The U.S. Department of Labor has released its package of proposed changes to the regulation defining fiduciary advice and to the exemptions for conflicts and compensation for investment recommendations to retirement plans, participants (including rollovers), and IRAs (including transfers).

Key Takeaways

  • The DOL’s proposed fiduciary regulation defines fiduciary recommendations to include, among other things, one-time advice where specified conditions are satisfied.
  • That expansive definition will cause many more advisors and insurance agents to be fiduciaries for their recommendations and, where the recommendations result in additional compensation for them or their firms, the implementation of the recommendations will result in prohibited transactions.
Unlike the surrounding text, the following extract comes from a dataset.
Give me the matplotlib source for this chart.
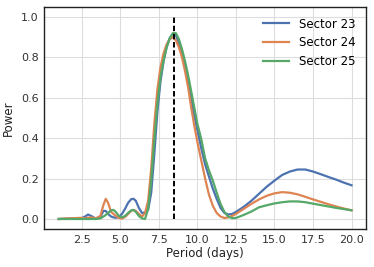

That would be the case where, for example, a rollover recommendation results in fees or commissions from the rollover IRA.
  • Where a prohibited transaction occurs, the protection of an exemption (PTE) will be needed, e.g., PTEs 84-24 or 2020-02.
  • The proposed amendments those PTEs include a requirement that, if a failure to satisfy the conditions of the exemptions is found in the annual review of covered transactions, the failure must be corrected and reported to the DOL and, if those steps are not timely taken, a Form 5330 must be filed with the IRS and excise taxes on prohibited transactions must be paid.

When a person makes a “covered” recommendation to a “retirement investor” and the recommendation, when implemented, results in the person (or his or her firm) receiving additional compensation, a prohibited transaction (under the Code and ERISA) will occur.

A “covered” recommendation is one in which the person is a fiduciary (as defined in the proposed fiduciary recommendation) and which falls into one of the three defined categories. Those categories include, for example, recommendations about investing in securities or annuities, rollovers, IRA transfers, withdrawals from retirement accounts, and investment strategies, policies and allocations.